• [What you are asked to do]: Extract all lines from the data beneath that include the word "this".

[begin Provided material]

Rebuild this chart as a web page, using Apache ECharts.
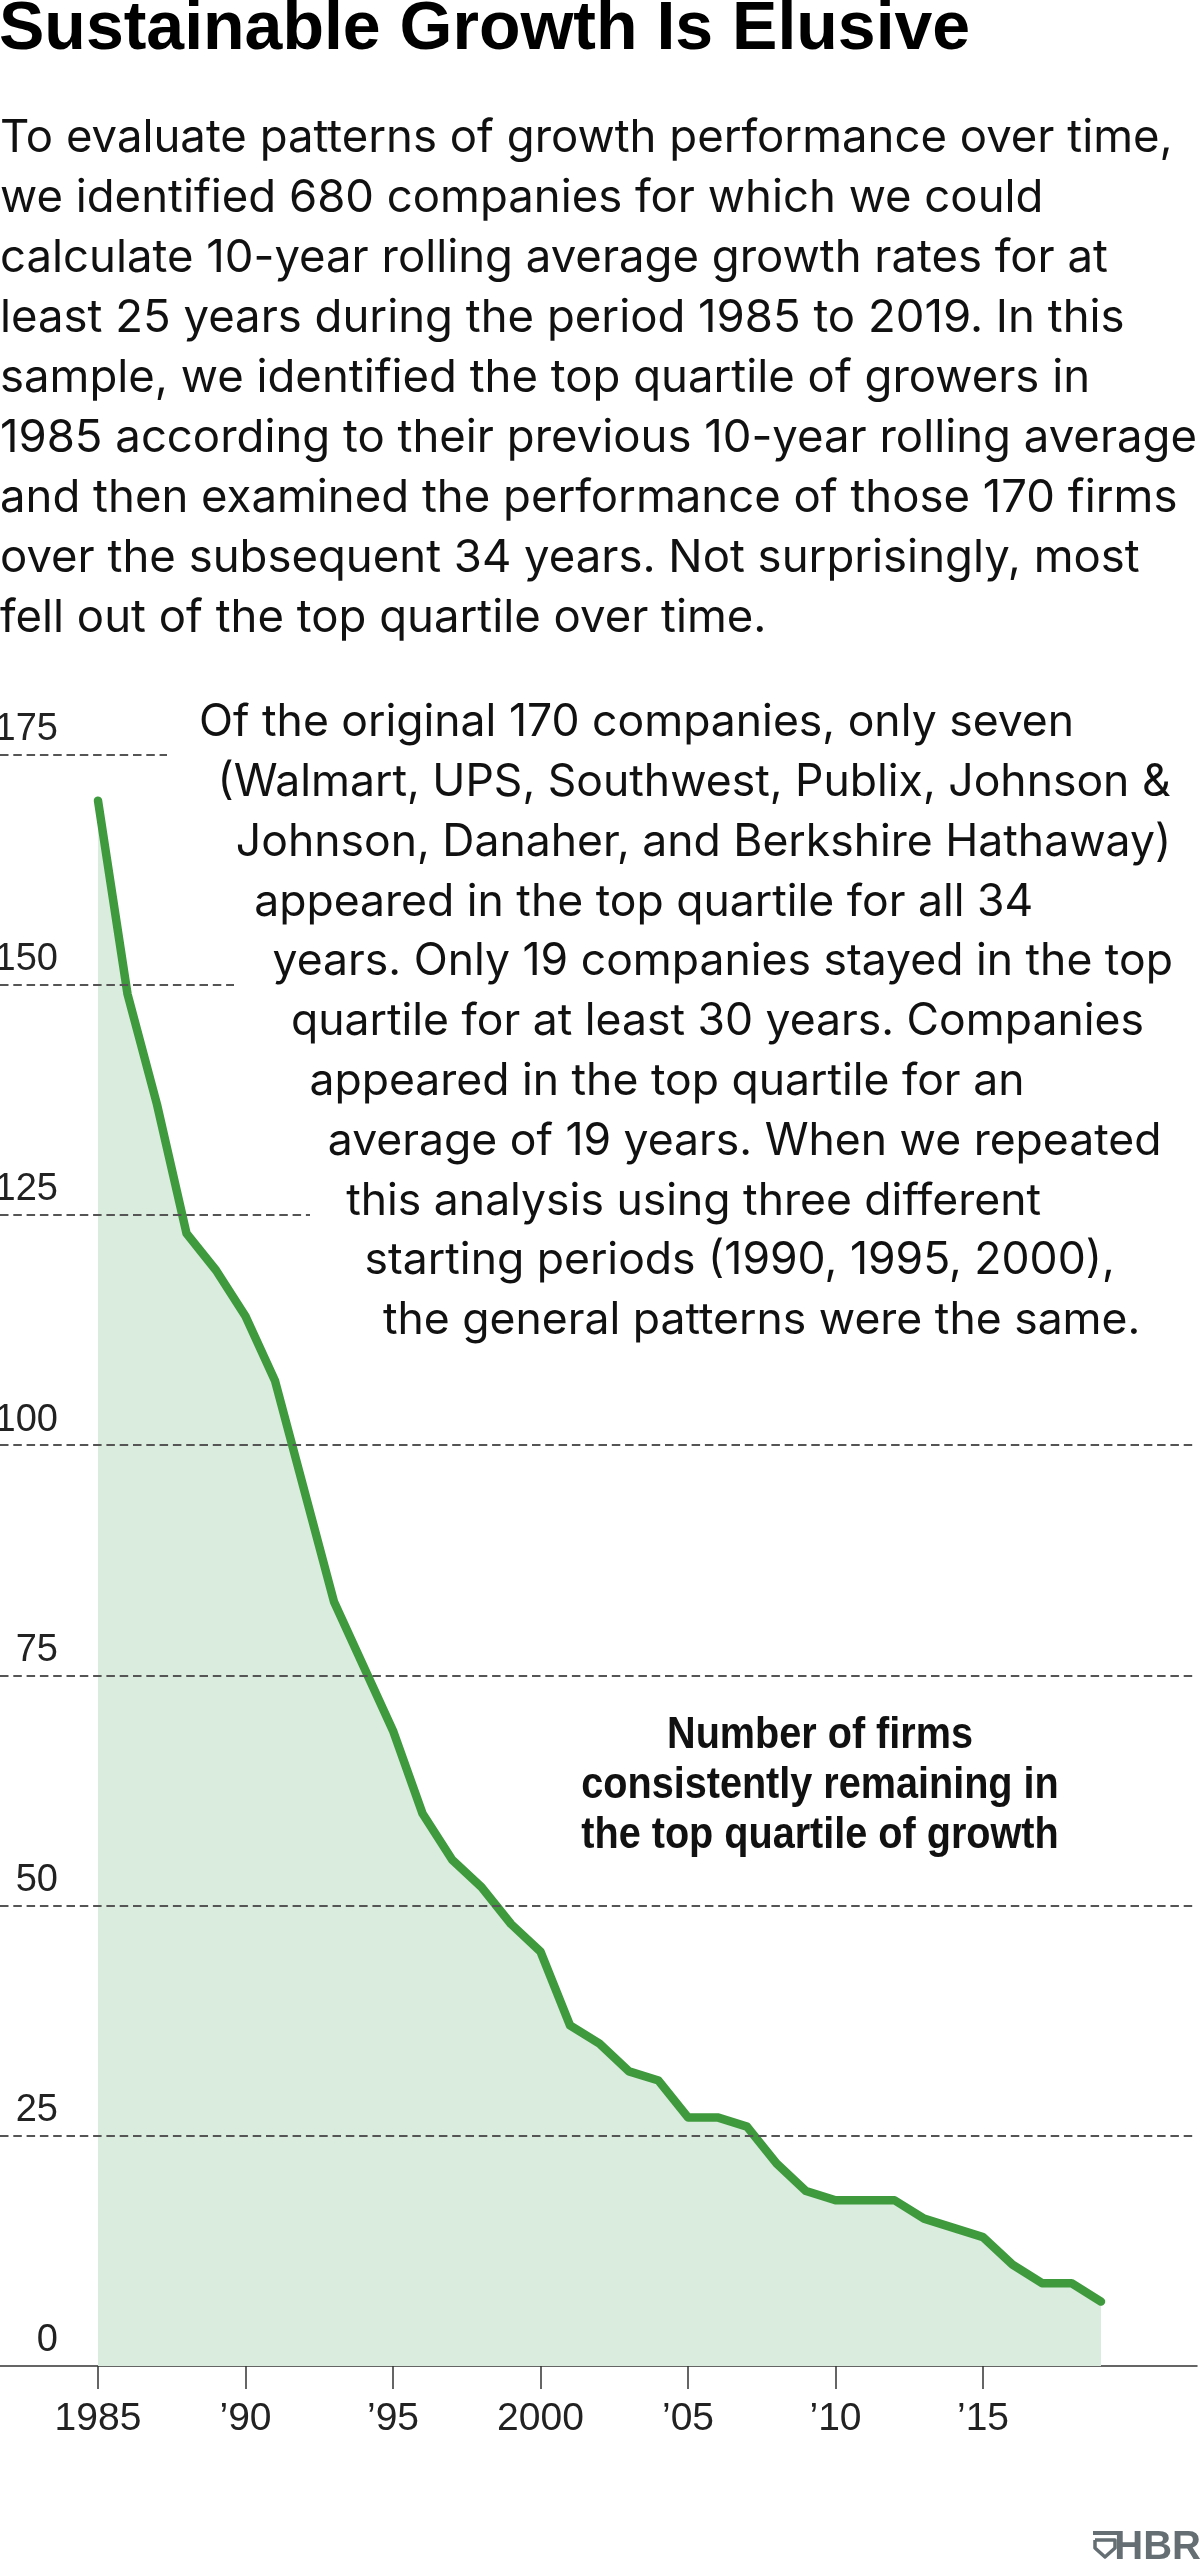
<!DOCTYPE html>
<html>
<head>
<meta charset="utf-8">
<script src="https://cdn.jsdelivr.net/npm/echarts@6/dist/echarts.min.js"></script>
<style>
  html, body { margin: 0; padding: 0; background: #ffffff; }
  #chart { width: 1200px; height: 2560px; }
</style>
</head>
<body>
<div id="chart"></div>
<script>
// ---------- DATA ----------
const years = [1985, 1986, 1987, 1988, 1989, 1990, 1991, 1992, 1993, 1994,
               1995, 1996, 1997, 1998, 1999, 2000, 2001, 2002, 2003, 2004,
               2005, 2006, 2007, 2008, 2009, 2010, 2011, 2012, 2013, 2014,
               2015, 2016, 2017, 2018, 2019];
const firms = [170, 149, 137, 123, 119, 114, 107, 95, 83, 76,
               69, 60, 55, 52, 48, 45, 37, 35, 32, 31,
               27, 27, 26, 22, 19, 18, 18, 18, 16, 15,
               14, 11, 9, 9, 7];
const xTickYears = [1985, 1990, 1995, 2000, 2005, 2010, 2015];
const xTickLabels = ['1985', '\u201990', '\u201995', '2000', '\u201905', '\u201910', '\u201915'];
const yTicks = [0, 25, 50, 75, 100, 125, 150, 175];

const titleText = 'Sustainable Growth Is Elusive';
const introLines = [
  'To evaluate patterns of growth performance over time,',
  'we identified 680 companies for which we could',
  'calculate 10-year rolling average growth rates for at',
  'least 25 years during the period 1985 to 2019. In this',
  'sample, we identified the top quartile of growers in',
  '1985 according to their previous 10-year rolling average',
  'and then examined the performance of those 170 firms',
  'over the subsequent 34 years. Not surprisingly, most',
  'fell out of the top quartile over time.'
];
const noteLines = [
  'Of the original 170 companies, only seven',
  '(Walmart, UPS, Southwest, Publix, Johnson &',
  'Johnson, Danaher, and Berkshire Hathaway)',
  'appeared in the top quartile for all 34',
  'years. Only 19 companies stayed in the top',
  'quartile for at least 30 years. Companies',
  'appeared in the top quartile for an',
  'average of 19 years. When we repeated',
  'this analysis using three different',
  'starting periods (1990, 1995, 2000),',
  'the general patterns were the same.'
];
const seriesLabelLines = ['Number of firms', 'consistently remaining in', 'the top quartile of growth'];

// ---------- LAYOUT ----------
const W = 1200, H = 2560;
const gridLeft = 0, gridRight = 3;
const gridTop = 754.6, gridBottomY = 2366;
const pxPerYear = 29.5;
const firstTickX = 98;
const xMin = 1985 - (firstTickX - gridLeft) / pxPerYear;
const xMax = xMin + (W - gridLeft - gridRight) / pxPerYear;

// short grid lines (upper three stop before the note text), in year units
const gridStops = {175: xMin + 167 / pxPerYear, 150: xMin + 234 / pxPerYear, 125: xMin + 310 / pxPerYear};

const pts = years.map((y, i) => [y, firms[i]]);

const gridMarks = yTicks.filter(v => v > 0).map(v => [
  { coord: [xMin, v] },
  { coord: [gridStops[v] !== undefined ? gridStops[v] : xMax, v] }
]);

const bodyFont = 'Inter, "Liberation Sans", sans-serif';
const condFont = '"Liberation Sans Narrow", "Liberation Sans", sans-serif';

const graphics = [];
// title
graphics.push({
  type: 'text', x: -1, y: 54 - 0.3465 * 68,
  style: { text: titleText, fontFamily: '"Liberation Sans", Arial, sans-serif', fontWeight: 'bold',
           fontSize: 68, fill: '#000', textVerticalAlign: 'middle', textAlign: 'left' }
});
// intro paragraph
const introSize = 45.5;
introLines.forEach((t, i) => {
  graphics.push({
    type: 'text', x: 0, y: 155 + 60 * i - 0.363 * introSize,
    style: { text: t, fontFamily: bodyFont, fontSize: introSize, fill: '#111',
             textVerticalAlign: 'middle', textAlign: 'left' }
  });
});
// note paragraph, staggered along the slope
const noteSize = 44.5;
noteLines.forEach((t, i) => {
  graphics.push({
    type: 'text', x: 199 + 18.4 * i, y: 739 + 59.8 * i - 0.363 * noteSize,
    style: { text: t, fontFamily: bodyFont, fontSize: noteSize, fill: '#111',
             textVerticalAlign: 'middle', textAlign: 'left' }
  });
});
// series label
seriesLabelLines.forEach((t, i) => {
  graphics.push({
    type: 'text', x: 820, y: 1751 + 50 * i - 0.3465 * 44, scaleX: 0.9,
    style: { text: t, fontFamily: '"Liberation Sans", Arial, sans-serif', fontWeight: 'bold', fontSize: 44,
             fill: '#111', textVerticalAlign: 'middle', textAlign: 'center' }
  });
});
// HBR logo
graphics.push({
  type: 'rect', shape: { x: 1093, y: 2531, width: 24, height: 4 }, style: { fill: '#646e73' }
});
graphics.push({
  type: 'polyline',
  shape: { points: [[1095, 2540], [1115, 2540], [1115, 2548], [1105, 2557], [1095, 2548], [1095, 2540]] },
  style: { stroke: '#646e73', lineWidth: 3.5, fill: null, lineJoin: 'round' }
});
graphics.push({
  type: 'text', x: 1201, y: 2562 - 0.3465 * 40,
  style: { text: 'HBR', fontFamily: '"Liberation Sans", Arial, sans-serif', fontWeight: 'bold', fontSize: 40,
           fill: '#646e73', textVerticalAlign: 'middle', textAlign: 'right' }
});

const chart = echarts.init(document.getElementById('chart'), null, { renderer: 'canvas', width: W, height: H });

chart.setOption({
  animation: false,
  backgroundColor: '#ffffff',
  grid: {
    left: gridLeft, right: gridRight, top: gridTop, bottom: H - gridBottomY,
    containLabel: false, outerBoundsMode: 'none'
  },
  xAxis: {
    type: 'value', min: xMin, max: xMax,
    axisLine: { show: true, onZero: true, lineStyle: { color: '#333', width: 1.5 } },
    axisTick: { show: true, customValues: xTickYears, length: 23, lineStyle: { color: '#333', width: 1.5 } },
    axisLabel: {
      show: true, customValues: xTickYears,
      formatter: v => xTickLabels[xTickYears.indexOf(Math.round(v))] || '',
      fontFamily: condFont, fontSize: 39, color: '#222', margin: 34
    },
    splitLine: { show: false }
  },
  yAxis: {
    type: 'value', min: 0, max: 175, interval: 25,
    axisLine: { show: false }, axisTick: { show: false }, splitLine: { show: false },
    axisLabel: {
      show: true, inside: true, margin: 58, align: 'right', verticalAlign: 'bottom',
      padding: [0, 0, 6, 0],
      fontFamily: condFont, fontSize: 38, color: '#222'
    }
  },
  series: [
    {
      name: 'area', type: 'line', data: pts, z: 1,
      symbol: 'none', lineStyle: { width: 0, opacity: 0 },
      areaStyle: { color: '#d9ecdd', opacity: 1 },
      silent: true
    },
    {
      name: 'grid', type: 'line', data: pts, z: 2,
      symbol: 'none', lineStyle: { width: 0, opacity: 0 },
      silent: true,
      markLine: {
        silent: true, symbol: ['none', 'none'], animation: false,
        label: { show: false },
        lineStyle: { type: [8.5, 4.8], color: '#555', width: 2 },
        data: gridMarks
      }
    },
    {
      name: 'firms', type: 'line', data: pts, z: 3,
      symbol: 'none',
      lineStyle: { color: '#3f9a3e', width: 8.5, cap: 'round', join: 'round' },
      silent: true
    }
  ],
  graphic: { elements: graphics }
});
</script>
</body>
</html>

[end Provided material]

• [Response]:
Rebuild this chart as a web page, using Apache ECharts.
  'least 25 years during the period 1985 to 2019. In this',
  'this analysis using three different',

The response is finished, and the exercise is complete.